- Born: March 4, 1906 Chicago, Illinois, US
- Died: February 10, 2007 (aged 100) Northfield, Illinois, US
- Education: University of Michigan
- Occupations: Former President of Walgreens (1939–1963) Chairman of the Board (1963–1976)
- Spouse(s): Mary Ann Leslie (1933–1983) Jean B. Walgreen (1983–2007)
- Children: 3, including Charles R. Walgreen III
- Father: Charles Rudolph Walgreen

= Charles Rudolph Walgreen Jr. =

American businessman (1906–2007)

Charles Rudolph Walgreen Jr. (March 4, 1906 – February 10, 2007) was an American businessman who was the president of Walgreens from 1939 until 1963 and the chairman of the board from 1963 until 1976.

==Biography==
He was born on March 4, 1906, in Chicago, Illinois, to Charles Rudolph Walgreen and Myrtle Norton. He attended the University of Michigan College of Pharmacy and was a member of Tau Kappa Epsilon.

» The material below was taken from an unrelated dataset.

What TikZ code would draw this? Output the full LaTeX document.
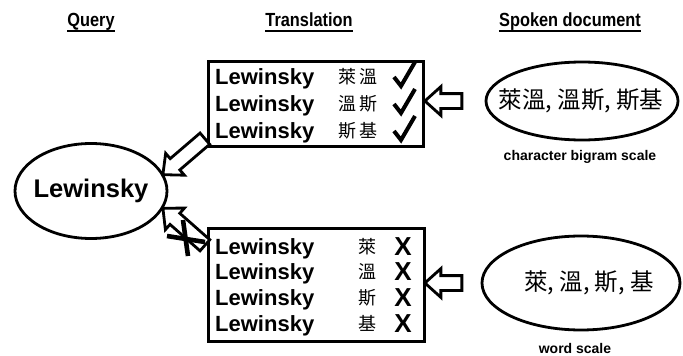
\documentclass[tikz,border=0pt]{standalone}
\usepackage{fontspec}
\setmainfont{Liberation Sans}
\newfontfamily\narrowsans{Liberation Sans}[FakeStretch=0.86]
\newfontfamily\cjk{Noto Sans CJK TC}
\usetikzlibrary{shapes.geometric,shapes.arrows,calc}
\begin{document}
\begin{tikzpicture}[x=1pt,y=-1pt,
  title/.style={font=\narrowsans\fontsize{19}{20}\selectfont\bfseries, inner sep=0pt, anchor=base},
  lew/.style={font=\fontsize{22}{24}\selectfont\bfseries, inner sep=0pt, anchor=base west},
  zh/.style={font=\cjk\fontsize{18}{20}\selectfont, inner sep=0pt, anchor=base},
  zhbig/.style={font=\cjk\fontsize{23.5}{25}\selectfont, inner sep=0pt},
  captext/.style={font=\fontsize{14}{16}\selectfont\bfseries, inner sep=0pt},
  xmark/.style={font=\fontsize{26}{27}\selectfont\bfseries, inner sep=0pt, anchor=base},
  frame/.style={draw, line width=3pt},
  oval/.style={draw, ellipse, line width=2.8pt, inner sep=0pt},
  harrow/.style={draw, fill=white, single arrow, line width=2.8pt, inner sep=6pt,
    single arrow head extend=7pt, single arrow tip angle=84},
  tickline/.style={line width=4pt, line join=miter, line cap=butt},
  crossline/.style={line width=4.6pt}
]
\useasboundingbox[fill=white] (0,0) rectangle (683,356);

% titles
\node[title] (tq) at (91,27) {Query};
\node[title] (tt) at (309,27) {Translation};
\node[title] (ts) at (570,27) {Spoken document};
\foreach \t in {tq,tt,ts}
  \draw[line width=1.5pt] ($(\t.base west)+(0,4)$) -- ($(\t.base east)+(0,4)$);

% query ellipse
\node[oval, minimum width=152pt, minimum height=95pt] (q) at (91,191) {};
\node[inner sep=0pt, font=\fontsize{25.5}{27}\selectfont\bfseries] (qt) at (q.center) {Lewinsky};

% top box
\draw[frame] (208,61) rectangle (423,146);
\node[lew] (l1) at (215,84) {Lewinsky};
\node[lew] (l2) at (215,111) {Lewinsky};
\node[lew] (l3) at (215,138) {Lewinsky};
\node[zh] (z1) at (358,83) {萊\,溫};
\node[zh] (z2) at (358,110) {溫\,斯};
\node[zh] (z3) at (358,137) {斯\,基};
\foreach \yc in {76,103,130}
  \draw[tickline] (394,\yc+1) -- (401,\yc+10) -- (415,\yc-14);

% bottom box
\draw[frame] (208,228) rectangle (424,341);
\node[lew] (m1) at (215,254) {Lewinsky};
\node[lew] (m2) at (215,279) {Lewinsky};
\node[lew] (m3) at (215,305) {Lewinsky};
\node[lew] (m4) at (215,331) {Lewinsky};
\node[zh] (w1) at (367,253) {萊};
\node[zh] (w2) at (367,278) {溫};
\node[zh] (w3) at (367,304) {斯};
\node[zh] (w4) at (367,330) {基};
\node[xmark] (x1) at (403,255) {X};
\node[xmark] (x2) at (403,280) {X};
\node[xmark] (x3) at (403,306) {X};
\node[xmark] (x4) at (403,332) {X};

% spoken document ellipses
\node[oval, minimum width=192pt, minimum height=78pt] (s1) at (582,101) {};
\node[zhbig] (s1t) at (581,101) {萊溫, 溫斯, 斯基};
\node[captext] (c1) at (580,157) {character bigram scale};
\node[oval, minimum width=198pt, minimum height=94pt] (s2) at (581,283) {};
\node[zhbig] (s2t) at (589,283) {萊, 溫, 斯, 基};
\node[captext] (c2) at (575,348) {word scale};

% arrow end points
\coordinate (a1s) at (466,101); \coordinate (a1e) at (429,101);
\coordinate (a2s) at (466,283); \coordinate (a2e) at (429,283);
\coordinate (a3s) at (208,136); \coordinate (a3e) at (166,172);
\coordinate (a4s) at (208,248); \coordinate (a4e) at (166,211);

\foreach \s/\e in {a1s/a1e,a2s/a2e,a3s/a3e,a4s/a4e}
  \path let \p1=($(\e)-(\s)$), \n1={atan2(\y1,\x1)}, \n2={veclen(\x1,\y1)} in
    node[harrow, rotate=\n1, minimum height=\n2] at ($(\s)!0.5!(\e)$) {};

% cross over the lower arrow
\draw[crossline] (167,236) -- (205,242);
\draw[crossline] (183,220) -- (188,256);
\end{tikzpicture}
\end{document}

Walgreen Jr. started out as a buyer for the company. As head of the company he increased the profit and size of the drug store, encouraged new lines of products to be sold and changed the format from counter service to self-service. He relinquished his role in company in 1969 to his son Charles R. Walgreen III.

He died in 2007 at age 100.

==Legacy==
Shortly before his death, Walgreen donated $10 million to the University of Michigan and that gift proved to be instrumental in the building of the Walgreen Drama Center located on the University of Michigan's North Campus in Ann Arbor.